■ **DATA SECTION**:
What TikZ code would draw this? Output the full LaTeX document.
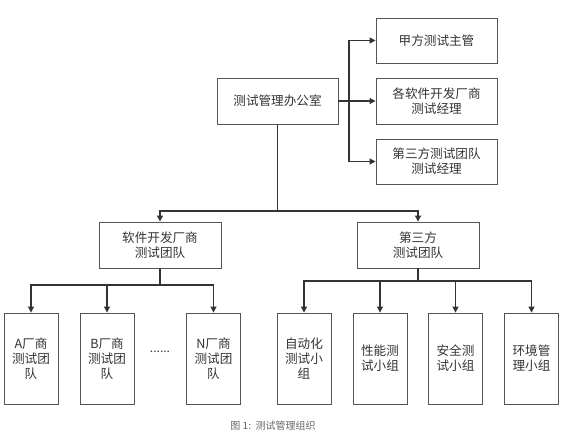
\documentclass[tikz,border=0pt]{standalone}
\usepackage{fontspec}
\setmainfont{Noto Sans CJK SC}
\usetikzlibrary{arrows.meta}
\definecolor{ink}{HTML}{333333}
\definecolor{boxc}{HTML}{555555}
\tikzset{
  box/.style={draw=boxc, line width=0.9pt, rectangle, inner sep=0pt, align=center,
    text=ink, font=\fontsize{12.6}{15}\selectfont},
  wide/.style={box, minimum width=121pt, minimum height=46pt},
  tall/.style={box, minimum width=54pt, minimum height=91pt},
  conn/.style={draw=ink, line width=1.1pt},
  arr/.style={conn, -{Triangle[length=6pt,width=6pt]}}
}
\begin{document}
\begin{tikzpicture}[x=1pt,y=-1pt]
\useasboundingbox (0,0) rectangle (586,440);
\fill[white] (0,0) rectangle (586,440);
% top
\node[wide] (office) at (277.5,101) {测试管理办公室};
\node[wide, minimum height=45pt] (r1) at (436.5,40.5) {甲方测试主管};
\node[wide] (r2) at (436.5,101) {各软件开发厂商\\测试经理};
\node[wide, minimum height=45pt] (r3) at (436.5,161.5) {第三方测试团队\\测试经理};
\coordinate (br) at (349,101);
\draw[arr] (office.east) -- (r2.west);
\draw[arr] (br) |- (r1.west);
\draw[arr] (br) |- (r3.west);
% middle
\node[wide, minimum width=122pt] (soft) at (160,245) {软件开发厂商\\测试团队};
\node[wide, minimum width=122pt] (third) at (418,245) {第三方\\测试团队};
\coordinate (j1) at (277.5,211);
\draw[conn] (office.south) -- (j1);
\draw[arr] (j1) -| (soft.north);
\draw[arr] (j1) -| (third.north);
% bottom left
\node[tall] (a) at (31,358.5) {A厂商\\测试团\\队};
\node[tall] (b) at (107,358.5) {B厂商\\测试团\\队};
\node[tall] (n) at (213.5,358.5) {N厂商\\测试团\\队};
\node[text=ink, font=\fontsize{12}{15}\selectfont] (dots) at (160,352) {......};
\coordinate (j2) at (160,285);
\draw[conn] (soft.south) -- (j2);
\draw[arr] (j2) -| (a.north);
\draw[arr] (j2) -| (b.north);
\draw[arr] (j2) -| (n.north);
% bottom right
\node[tall] (auto) at (304,358.5) {自动化\\测试小\\组};
\node[tall] (perf) at (380,358.5) {性能测\\试小组};
\node[tall] (sec) at (455.5,358.5) {安全测\\试小组};
\node[tall] (env) at (531.5,358.5) {环境管\\理小组};
\coordinate (j3) at (418,281);
\draw[conn] (third.south) -- (j3);
\draw[arr] (j3) -| (auto.north);
\draw[arr] (j3) -| (perf.north);
\draw[arr] (j3) -| (sec.north);
\draw[arr] (j3) -| (env.north);
% caption
\node[text=ink!75, font=\fontsize{10}{12}\selectfont] (cap) at (273,426) {图\ 1:\ \ 测试管理组织};
\end{tikzpicture}
\end{document}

■ **TASK INSTRUCTIONS**: Set the data above down again exactly as given, with no pictures.

■ **RESPONSE FOR THIS EXERCISE**:
What TikZ code would draw this? Output the full LaTeX document.
\documentclass[tikz,border=0pt]{standalone}
\usepackage{fontspec}
\setmainfont{Noto Sans CJK SC}
\usetikzlibrary{arrows.meta}
\definecolor{ink}{HTML}{333333}
\definecolor{boxc}{HTML}{555555}
\tikzset{
  box/.style={draw=boxc, line width=0.9pt, rectangle, inner sep=0pt, align=center,
    text=ink, font=\fontsize{12.6}{15}\selectfont},
  wide/.style={box, minimum width=121pt, minimum height=46pt},
  tall/.style={box, minimum width=54pt, minimum height=91pt},
  conn/.style={draw=ink, line width=1.1pt},
  arr/.style={conn, -{Triangle[length=6pt,width=6pt]}}
}
\begin{document}
\begin{tikzpicture}[x=1pt,y=-1pt]
\useasboundingbox (0,0) rectangle (586,440);
\fill[white] (0,0) rectangle (586,440);
% top
\node[wide] (office) at (277.5,101) {测试管理办公室};
\node[wide, minimum height=45pt] (r1) at (436.5,40.5) {甲方测试主管};
\node[wide] (r2) at (436.5,101) {各软件开发厂商\\测试经理};
\node[wide, minimum height=45pt] (r3) at (436.5,161.5) {第三方测试团队\\测试经理};
\coordinate (br) at (349,101);
\draw[arr] (office.east) -- (r2.west);
\draw[arr] (br) |- (r1.west);
\draw[arr] (br) |- (r3.west);
% middle
\node[wide, minimum width=122pt] (soft) at (160,245) {软件开发厂商\\测试团队};
\node[wide, minimum width=122pt] (third) at (418,245) {第三方\\测试团队};
\coordinate (j1) at (277.5,211);
\draw[conn] (office.south) -- (j1);
\draw[arr] (j1) -| (soft.north);
\draw[arr] (j1) -| (third.north);
% bottom left
\node[tall] (a) at (31,358.5) {A厂商\\测试团\\队};
\node[tall] (b) at (107,358.5) {B厂商\\测试团\\队};
\node[tall] (n) at (213.5,358.5) {N厂商\\测试团\\队};
\node[text=ink, font=\fontsize{12}{15}\selectfont] (dots) at (160,352) {......};
\coordinate (j2) at (160,285);
\draw[conn] (soft.south) -- (j2);
\draw[arr] (j2) -| (a.north);
\draw[arr] (j2) -| (b.north);
\draw[arr] (j2) -| (n.north);
% bottom right
\node[tall] (auto) at (304,358.5) {自动化\\测试小\\组};
\node[tall] (perf) at (380,358.5) {性能测\\试小组};
\node[tall] (sec) at (455.5,358.5) {安全测\\试小组};
\node[tall] (env) at (531.5,358.5) {环境管\\理小组};
\coordinate (j3) at (418,281);
\draw[conn] (third.south) -- (j3);
\draw[arr] (j3) -| (auto.north);
\draw[arr] (j3) -| (perf.north);
\draw[arr] (j3) -| (sec.north);
\draw[arr] (j3) -| (env.north);
% caption
\node[text=ink!75, font=\fontsize{10}{12}\selectfont] (cap) at (273,426) {图\ 1:\ \ 测试管理组织};
\end{tikzpicture}
\end{document}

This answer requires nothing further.